Seria extremamente interessante - mas, creio que, no estado atual de nossa documentação, isto seja, de fato, impossível - reconstituir a história, presumivelmente complexa e matizada, de suas relações. Elas passa­ram por uma evolução. Cada um dêles não tinha apenas um adversário único. Isócrates não era tôda a retórica: vimo-Io opor-se à pura sofística de um Alcídamas. Pla­tão não era tôda a filosofia: os "erísticos" que Isócrates combate talvez sejam também, ou sobretudo, os Megá­ricos ou Antistenes. Entre os chefes das duas facções foi possível estabelecerem-se aproximações e alianças, para a luta contra um mesmo inimigo: uma frente comum dos Dogmáticos contra a crítica dissolvente da escola de Mé­gara, e mesmo uma frente dos "Ideólogos" ou apóstolos da alta cultura contra o espírito estreito dos políticos realistas. (p. 142)

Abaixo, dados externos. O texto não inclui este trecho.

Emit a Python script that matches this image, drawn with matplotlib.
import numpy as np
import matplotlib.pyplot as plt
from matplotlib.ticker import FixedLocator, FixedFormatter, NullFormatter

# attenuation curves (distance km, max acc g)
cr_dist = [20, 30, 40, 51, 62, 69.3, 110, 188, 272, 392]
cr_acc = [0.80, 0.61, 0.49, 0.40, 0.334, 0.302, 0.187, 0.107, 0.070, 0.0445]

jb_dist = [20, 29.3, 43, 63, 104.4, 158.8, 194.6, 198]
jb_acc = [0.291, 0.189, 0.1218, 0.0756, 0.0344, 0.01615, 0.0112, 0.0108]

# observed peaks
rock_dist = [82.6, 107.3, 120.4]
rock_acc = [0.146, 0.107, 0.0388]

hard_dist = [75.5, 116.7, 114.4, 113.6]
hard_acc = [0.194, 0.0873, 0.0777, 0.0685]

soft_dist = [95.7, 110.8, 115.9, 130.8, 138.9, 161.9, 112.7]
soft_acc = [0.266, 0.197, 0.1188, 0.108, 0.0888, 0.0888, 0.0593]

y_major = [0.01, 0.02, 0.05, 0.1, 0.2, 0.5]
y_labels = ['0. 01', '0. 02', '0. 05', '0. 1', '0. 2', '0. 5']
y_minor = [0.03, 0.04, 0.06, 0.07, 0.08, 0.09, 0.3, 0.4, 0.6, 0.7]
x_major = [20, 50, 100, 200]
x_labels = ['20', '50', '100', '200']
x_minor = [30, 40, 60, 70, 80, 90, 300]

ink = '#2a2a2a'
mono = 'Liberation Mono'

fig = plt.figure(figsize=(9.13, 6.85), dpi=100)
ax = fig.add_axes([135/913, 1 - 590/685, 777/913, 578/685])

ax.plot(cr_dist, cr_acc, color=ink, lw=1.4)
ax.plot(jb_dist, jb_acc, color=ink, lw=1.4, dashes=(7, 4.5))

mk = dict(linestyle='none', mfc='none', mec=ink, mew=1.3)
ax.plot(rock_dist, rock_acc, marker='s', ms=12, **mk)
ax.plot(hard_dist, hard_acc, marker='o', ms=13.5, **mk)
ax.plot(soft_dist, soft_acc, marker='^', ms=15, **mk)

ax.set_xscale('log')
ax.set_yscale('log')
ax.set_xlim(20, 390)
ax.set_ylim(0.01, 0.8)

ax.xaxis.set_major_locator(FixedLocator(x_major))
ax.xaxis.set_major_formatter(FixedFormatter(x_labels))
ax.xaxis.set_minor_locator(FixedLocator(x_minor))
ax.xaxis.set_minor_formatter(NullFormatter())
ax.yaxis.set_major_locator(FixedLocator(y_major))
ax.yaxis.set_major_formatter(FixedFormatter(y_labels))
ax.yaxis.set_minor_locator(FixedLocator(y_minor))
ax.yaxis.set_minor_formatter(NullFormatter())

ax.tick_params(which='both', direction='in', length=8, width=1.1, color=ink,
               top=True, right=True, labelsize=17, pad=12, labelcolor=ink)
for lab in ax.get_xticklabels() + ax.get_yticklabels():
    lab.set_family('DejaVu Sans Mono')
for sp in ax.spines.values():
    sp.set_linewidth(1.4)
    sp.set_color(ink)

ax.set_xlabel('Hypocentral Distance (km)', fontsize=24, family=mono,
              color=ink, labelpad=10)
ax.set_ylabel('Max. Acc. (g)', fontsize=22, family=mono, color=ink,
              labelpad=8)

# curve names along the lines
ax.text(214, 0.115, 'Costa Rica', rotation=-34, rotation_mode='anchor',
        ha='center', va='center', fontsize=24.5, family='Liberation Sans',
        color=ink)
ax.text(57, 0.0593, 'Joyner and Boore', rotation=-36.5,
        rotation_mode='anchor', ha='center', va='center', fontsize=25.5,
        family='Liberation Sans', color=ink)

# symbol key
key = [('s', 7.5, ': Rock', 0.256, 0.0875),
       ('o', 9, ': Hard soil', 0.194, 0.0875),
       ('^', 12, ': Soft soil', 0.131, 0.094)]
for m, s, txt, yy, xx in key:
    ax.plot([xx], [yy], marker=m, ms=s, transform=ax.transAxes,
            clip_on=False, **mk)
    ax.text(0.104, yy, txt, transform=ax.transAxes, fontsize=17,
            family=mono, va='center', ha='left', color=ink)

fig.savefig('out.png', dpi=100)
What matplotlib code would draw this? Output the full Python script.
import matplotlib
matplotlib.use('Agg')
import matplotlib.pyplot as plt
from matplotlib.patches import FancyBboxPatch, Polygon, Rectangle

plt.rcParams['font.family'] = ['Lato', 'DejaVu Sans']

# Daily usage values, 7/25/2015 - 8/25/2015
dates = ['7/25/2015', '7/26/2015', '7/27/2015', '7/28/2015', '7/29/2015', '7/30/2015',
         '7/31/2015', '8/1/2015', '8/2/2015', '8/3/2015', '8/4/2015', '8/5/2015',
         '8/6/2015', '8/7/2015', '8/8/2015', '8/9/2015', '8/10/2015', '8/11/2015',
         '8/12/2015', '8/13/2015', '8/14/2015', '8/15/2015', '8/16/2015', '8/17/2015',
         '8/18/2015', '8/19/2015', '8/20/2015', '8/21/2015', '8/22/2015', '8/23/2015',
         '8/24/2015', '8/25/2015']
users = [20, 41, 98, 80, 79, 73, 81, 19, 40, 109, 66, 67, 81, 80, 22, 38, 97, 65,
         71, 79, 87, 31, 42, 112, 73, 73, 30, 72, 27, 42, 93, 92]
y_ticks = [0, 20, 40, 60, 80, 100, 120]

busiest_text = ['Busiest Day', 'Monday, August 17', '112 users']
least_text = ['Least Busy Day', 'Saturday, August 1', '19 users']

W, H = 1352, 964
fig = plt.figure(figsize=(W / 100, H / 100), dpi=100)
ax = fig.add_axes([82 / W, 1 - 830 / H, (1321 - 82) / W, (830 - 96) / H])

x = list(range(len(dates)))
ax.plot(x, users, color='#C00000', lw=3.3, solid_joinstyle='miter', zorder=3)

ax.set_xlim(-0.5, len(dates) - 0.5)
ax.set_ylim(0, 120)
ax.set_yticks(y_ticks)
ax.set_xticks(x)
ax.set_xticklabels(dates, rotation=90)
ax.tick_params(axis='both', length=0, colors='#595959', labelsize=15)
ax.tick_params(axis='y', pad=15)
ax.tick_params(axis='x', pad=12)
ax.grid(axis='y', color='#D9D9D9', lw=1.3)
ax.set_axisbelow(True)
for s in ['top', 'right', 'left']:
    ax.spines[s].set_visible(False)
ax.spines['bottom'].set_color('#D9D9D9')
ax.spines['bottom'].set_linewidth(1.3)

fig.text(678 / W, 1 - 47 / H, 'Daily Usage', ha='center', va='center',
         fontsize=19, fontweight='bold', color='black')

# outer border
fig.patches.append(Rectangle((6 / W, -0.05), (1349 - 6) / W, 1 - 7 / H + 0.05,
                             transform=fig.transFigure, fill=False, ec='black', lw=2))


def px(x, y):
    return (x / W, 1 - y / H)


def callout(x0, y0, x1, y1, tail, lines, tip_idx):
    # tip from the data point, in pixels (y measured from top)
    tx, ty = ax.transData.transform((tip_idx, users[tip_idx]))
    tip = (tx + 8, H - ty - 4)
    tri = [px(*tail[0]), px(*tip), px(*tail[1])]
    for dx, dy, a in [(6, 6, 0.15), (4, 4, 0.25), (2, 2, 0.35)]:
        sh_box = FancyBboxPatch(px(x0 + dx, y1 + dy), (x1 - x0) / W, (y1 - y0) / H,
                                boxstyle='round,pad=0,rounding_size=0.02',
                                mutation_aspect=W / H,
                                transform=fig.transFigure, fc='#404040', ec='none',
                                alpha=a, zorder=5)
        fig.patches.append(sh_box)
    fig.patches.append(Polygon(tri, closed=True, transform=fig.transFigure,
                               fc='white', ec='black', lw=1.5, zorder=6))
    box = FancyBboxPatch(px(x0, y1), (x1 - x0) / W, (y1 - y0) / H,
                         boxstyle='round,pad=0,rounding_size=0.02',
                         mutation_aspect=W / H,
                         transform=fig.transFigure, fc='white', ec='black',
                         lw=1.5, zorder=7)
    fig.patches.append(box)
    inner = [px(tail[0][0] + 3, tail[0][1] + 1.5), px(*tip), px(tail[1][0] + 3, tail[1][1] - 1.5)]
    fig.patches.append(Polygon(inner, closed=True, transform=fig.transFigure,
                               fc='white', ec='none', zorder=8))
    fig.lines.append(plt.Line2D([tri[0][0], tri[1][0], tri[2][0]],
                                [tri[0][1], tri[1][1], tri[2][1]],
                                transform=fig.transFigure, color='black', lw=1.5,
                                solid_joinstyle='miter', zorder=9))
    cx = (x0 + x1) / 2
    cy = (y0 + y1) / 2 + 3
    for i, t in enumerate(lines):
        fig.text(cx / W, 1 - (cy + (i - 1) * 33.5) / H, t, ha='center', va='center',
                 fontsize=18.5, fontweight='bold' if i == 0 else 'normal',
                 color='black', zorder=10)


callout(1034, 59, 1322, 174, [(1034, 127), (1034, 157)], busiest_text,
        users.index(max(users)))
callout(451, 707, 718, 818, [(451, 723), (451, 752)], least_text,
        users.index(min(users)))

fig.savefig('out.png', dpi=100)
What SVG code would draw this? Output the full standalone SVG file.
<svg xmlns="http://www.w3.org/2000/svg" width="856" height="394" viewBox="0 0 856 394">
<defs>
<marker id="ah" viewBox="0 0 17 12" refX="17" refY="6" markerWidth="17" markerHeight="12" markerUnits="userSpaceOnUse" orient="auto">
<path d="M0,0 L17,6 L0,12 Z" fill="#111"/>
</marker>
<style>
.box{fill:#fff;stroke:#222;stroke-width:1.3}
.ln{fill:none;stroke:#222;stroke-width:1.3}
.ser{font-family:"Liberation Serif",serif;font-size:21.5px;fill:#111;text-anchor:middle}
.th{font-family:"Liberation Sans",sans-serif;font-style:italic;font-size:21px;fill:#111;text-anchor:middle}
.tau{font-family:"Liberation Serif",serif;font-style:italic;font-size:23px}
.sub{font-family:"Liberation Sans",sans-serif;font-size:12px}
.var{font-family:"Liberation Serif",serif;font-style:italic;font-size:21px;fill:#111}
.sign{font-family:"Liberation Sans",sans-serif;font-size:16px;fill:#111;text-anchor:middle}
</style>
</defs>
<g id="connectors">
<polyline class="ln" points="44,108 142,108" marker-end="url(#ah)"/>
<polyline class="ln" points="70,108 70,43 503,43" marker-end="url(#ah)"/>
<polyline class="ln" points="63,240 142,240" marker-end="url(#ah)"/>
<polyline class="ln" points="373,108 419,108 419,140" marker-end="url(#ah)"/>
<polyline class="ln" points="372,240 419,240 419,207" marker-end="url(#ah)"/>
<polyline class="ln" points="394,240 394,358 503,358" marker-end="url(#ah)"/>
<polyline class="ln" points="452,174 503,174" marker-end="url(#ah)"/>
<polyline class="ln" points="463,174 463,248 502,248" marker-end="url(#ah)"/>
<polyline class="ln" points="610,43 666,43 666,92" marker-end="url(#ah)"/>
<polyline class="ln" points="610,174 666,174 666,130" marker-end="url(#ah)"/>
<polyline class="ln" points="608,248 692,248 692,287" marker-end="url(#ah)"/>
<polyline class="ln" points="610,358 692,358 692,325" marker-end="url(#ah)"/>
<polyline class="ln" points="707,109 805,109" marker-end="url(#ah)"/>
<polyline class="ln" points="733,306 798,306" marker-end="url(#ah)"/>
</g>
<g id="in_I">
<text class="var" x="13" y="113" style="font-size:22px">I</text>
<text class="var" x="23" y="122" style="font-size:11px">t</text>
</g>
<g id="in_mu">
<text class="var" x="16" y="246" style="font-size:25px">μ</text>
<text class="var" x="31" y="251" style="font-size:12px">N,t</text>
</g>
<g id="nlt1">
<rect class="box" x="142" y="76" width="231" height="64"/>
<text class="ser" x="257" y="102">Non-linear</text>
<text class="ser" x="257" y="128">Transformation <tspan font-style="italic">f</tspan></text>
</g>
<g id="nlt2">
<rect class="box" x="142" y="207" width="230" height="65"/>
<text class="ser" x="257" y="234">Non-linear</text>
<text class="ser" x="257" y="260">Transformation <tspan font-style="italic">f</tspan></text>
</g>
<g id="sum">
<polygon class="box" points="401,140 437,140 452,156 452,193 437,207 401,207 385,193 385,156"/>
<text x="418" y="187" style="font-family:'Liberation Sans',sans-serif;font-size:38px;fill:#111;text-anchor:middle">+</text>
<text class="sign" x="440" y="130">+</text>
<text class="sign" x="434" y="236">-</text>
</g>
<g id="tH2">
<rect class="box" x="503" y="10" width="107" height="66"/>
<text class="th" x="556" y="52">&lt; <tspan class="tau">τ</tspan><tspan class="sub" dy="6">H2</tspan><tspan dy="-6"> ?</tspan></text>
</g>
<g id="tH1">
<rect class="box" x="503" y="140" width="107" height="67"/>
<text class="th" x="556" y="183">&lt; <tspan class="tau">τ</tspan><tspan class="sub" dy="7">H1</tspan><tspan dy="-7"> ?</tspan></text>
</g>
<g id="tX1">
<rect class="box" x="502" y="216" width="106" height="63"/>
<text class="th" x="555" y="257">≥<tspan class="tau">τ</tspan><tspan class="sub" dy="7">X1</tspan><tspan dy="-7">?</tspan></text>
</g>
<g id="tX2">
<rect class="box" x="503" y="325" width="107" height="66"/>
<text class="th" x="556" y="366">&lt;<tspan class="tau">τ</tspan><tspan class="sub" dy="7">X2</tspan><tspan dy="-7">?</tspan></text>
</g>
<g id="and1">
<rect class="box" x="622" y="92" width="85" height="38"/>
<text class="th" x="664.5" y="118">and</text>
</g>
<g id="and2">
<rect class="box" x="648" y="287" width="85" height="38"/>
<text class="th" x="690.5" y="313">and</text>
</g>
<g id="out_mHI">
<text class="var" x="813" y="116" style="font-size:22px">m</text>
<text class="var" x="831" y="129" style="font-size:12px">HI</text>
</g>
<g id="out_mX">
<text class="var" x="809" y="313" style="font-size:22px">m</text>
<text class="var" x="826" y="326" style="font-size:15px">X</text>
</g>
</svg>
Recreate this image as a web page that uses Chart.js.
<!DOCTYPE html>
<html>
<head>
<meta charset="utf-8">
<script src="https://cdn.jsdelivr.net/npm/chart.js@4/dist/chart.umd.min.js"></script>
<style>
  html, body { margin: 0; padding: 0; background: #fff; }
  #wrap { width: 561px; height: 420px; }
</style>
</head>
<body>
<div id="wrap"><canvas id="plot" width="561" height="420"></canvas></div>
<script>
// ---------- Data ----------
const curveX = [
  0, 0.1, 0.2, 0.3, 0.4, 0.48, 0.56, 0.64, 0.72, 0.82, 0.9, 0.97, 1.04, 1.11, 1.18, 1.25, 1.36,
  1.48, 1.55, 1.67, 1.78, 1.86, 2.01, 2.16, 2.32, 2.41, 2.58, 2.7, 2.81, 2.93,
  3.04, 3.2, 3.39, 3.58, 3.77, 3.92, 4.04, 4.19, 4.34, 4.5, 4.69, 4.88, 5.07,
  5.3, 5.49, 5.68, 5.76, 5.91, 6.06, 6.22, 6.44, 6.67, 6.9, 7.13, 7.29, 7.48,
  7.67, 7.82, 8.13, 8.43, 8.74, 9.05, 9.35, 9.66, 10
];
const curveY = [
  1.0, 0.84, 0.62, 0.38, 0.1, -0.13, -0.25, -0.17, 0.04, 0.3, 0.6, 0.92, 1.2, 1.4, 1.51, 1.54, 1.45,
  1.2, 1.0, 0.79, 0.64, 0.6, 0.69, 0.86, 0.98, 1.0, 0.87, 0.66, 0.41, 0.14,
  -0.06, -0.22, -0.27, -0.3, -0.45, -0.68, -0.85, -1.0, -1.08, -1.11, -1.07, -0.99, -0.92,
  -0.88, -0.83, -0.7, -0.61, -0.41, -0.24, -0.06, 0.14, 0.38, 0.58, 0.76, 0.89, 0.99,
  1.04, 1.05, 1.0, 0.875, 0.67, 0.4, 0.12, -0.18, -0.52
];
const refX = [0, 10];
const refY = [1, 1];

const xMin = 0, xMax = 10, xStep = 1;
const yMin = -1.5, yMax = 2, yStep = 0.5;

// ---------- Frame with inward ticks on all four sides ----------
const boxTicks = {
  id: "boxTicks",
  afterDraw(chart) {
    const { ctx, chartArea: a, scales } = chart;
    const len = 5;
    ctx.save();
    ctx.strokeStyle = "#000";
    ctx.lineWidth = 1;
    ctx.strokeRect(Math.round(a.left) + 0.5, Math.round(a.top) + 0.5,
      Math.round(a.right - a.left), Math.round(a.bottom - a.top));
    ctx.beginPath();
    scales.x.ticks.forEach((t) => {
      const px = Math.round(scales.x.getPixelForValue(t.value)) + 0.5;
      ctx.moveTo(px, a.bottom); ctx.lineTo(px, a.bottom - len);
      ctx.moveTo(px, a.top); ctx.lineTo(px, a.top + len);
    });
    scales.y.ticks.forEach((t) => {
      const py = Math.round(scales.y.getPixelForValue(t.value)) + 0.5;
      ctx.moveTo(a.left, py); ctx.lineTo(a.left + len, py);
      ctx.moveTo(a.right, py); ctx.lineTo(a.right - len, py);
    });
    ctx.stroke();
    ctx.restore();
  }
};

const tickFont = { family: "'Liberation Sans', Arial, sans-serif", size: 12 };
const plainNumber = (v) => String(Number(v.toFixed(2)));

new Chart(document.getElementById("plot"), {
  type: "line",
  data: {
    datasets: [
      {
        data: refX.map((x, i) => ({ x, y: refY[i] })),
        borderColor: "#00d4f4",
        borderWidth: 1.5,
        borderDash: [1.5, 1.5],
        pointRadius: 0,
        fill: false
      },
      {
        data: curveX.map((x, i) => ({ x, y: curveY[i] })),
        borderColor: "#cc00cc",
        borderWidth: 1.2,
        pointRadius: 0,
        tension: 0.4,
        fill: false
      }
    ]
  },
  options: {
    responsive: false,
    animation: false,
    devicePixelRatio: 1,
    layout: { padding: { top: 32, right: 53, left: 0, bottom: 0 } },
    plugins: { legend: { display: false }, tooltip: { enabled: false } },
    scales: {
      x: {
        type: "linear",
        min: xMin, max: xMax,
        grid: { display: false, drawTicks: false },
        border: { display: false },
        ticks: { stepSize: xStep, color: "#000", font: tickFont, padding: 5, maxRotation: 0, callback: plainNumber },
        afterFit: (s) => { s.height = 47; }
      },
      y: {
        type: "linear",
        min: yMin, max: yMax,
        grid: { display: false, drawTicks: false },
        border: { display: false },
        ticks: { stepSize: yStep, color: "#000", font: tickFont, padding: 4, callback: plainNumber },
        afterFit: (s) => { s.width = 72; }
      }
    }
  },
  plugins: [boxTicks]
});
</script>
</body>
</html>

Aqui podemos verificar como um educador eficiente pode conseguir sucesso. Esse sucesso se mede pela capacidade deste em formar políticos de sucesso. Em nossos dias a escola de Isócrates seria comparável a uma escola que consegue fazer com que seus alunos passem na vestibular nas universidades mais importantes e competitivas do país ou de uma universidade que tem nos cargos mais importantes da nação ex-alunos seus. Mas tudo isso tem um preço e só quem pode pagar preços muito altos podem ter acesso, o que irá servir a manutenção do estatus quo.

MORROU, Henri-Irénée. Os mestres da tradição clássica: II. Isócrates. In: ___. História da educação na antiguidade. São Paulo: EPU, 1975. p. 130-163.